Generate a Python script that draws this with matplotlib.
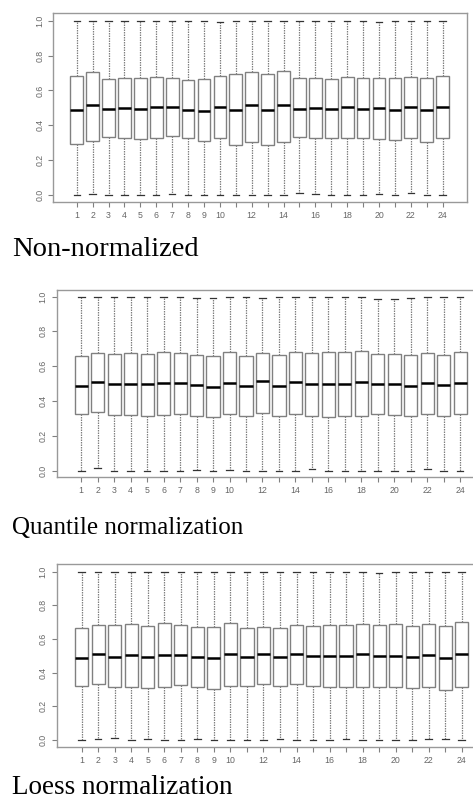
- - -
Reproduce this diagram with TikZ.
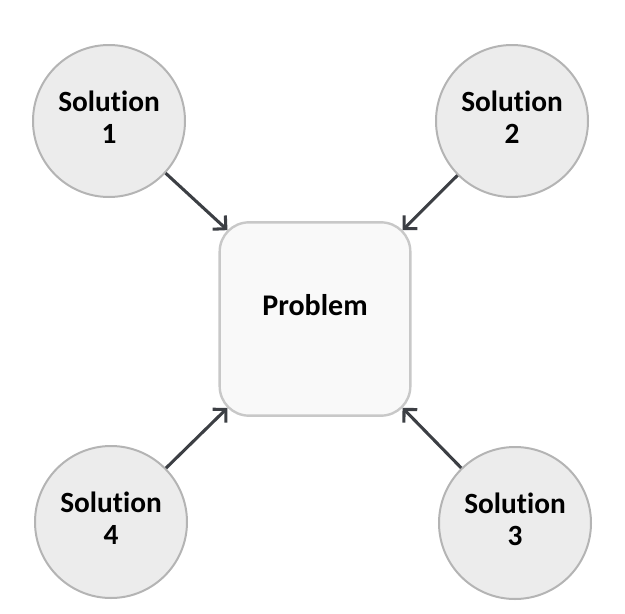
- - -
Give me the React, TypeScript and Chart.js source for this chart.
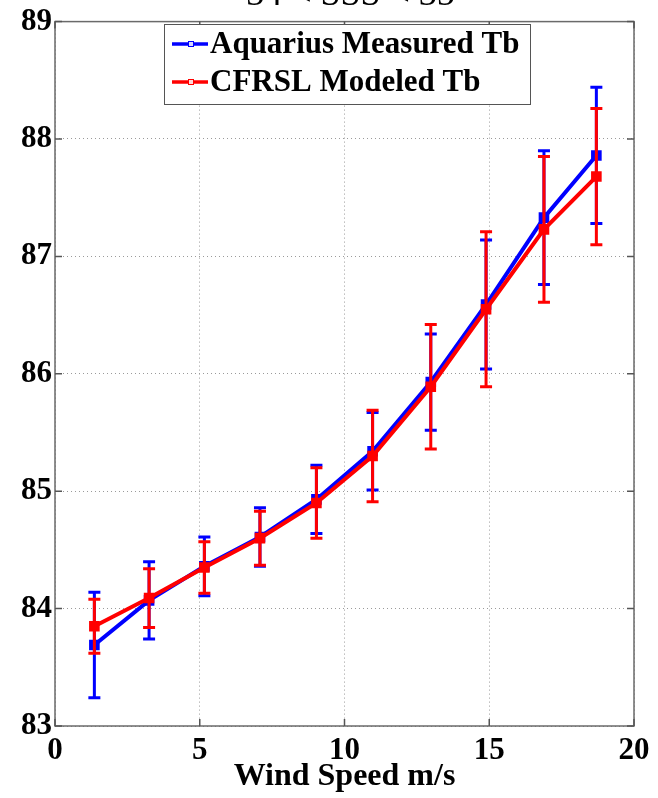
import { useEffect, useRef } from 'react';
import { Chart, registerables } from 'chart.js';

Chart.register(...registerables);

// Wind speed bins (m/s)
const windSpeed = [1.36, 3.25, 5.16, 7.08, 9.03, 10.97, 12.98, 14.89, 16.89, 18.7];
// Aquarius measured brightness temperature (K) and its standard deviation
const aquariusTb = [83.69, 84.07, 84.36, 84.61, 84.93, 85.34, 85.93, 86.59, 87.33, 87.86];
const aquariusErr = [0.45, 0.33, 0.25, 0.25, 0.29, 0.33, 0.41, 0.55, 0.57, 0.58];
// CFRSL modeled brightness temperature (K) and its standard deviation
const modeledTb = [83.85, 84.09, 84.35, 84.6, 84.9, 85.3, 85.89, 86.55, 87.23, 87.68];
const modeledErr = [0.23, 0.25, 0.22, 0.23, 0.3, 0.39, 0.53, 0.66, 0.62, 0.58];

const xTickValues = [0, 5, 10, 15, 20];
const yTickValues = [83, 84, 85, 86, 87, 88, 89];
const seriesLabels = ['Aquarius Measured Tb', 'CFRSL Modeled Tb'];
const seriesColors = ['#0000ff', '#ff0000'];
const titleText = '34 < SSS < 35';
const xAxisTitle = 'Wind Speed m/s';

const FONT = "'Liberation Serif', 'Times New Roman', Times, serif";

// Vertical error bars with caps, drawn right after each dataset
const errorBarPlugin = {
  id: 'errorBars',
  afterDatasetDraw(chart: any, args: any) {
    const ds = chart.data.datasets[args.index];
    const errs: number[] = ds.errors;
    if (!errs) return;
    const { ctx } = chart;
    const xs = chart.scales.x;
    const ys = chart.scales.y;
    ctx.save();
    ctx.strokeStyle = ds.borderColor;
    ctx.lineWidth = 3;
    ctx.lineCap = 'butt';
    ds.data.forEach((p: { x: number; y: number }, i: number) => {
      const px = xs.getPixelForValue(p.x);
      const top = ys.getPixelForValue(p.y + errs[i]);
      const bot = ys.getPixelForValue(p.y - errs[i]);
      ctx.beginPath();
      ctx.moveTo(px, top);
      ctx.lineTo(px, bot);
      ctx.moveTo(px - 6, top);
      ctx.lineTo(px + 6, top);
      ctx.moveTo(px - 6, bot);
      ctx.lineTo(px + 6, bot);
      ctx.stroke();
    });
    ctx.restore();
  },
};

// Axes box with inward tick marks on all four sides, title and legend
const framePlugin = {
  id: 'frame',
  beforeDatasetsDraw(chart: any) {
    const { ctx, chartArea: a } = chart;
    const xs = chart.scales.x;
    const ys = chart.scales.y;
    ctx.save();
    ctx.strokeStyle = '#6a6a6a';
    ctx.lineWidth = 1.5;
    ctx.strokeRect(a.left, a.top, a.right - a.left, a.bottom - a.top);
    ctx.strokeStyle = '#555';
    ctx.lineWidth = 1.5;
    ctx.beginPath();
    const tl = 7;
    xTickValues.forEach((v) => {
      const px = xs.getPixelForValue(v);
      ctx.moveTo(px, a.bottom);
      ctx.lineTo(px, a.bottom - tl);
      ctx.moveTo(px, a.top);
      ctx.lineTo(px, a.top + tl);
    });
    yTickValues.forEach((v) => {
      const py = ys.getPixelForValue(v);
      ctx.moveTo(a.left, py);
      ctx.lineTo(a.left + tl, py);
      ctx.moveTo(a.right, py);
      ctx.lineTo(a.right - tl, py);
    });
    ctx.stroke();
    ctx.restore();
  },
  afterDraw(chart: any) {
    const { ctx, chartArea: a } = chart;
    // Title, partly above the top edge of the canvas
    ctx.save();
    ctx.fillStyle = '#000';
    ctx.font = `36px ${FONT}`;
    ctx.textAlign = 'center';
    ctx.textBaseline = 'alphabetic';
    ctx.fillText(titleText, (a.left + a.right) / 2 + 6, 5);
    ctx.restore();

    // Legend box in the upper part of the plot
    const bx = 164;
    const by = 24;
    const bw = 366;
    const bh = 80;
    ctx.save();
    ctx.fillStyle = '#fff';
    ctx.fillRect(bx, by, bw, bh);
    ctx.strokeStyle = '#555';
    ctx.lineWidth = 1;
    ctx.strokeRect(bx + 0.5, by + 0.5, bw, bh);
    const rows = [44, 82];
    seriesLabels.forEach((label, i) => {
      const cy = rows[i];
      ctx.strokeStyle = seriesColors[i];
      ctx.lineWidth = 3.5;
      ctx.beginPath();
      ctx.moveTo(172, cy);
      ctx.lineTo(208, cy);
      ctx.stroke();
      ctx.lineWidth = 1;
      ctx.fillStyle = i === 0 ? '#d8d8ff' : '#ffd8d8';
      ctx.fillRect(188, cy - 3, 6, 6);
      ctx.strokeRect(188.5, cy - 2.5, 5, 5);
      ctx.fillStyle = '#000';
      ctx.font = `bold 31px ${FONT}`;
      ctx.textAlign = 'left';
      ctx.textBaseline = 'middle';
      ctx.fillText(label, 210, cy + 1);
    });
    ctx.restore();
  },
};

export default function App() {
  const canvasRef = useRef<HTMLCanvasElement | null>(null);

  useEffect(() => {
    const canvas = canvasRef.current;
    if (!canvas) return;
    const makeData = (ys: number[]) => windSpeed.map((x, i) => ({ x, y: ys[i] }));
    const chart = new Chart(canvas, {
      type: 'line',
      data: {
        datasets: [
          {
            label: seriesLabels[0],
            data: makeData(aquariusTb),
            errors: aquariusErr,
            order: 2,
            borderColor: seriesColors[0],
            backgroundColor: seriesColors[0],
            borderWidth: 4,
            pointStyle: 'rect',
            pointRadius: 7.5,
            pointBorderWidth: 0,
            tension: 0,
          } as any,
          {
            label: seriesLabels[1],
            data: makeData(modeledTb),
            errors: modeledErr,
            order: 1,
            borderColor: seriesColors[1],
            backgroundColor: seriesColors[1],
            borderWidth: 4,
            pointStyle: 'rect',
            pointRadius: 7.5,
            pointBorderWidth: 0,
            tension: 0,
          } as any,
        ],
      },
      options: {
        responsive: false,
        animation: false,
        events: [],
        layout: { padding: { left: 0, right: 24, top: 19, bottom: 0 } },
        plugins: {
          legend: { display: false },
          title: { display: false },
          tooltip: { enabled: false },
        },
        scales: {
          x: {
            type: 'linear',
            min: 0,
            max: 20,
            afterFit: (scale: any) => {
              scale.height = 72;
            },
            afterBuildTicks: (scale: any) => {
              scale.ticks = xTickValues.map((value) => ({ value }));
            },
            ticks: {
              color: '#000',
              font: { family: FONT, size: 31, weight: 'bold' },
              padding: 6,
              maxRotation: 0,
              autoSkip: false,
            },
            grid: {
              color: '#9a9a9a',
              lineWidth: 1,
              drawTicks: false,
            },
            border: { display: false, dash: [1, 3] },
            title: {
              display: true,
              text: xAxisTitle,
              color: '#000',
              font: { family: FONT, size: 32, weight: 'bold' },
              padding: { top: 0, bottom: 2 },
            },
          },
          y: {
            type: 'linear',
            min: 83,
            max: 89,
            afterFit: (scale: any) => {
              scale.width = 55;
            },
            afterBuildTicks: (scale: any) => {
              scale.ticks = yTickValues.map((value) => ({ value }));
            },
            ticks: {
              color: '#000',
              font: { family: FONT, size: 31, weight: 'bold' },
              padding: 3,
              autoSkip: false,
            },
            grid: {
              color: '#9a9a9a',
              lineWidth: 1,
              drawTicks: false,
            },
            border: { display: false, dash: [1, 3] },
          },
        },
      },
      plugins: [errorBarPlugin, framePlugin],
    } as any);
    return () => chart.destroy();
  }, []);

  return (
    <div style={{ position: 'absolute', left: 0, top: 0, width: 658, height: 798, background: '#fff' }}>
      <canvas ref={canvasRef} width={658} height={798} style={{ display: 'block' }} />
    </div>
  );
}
- - -
Reproduce the entries exactly, from the line with "Give me the" to the line with "Serif', 'Times New", both lines included, keeping no pictures.

Give me the React, TypeScript and Chart.js source for this chart.
import { useEffect, useRef } from 'react';
import { Chart, registerables } from 'chart.js';

Chart.register(...registerables);

// Wind speed bins (m/s)
const windSpeed = [1.36, 3.25, 5.16, 7.08, 9.03, 10.97, 12.98, 14.89, 16.89, 18.7];
// Aquarius measured brightness temperature (K) and its standard deviation
const aquariusTb = [83.69, 84.07, 84.36, 84.61, 84.93, 85.34, 85.93, 86.59, 87.33, 87.86];
const aquariusErr = [0.45, 0.33, 0.25, 0.25, 0.29, 0.33, 0.41, 0.55, 0.57, 0.58];
// CFRSL modeled brightness temperature (K) and its standard deviation
const modeledTb = [83.85, 84.09, 84.35, 84.6, 84.9, 85.3, 85.89, 86.55, 87.23, 87.68];
const modeledErr = [0.23, 0.25, 0.22, 0.23, 0.3, 0.39, 0.53, 0.66, 0.62, 0.58];

const xTickValues = [0, 5, 10, 15, 20];
const yTickValues = [83, 84, 85, 86, 87, 88, 89];
const seriesLabels = ['Aquarius Measured Tb', 'CFRSL Modeled Tb'];
const seriesColors = ['#0000ff', '#ff0000'];
const titleText = '34 < SSS < 35';
const xAxisTitle = 'Wind Speed m/s';

const FONT = "'Liberation Serif', 'Times New Roman', Times, serif";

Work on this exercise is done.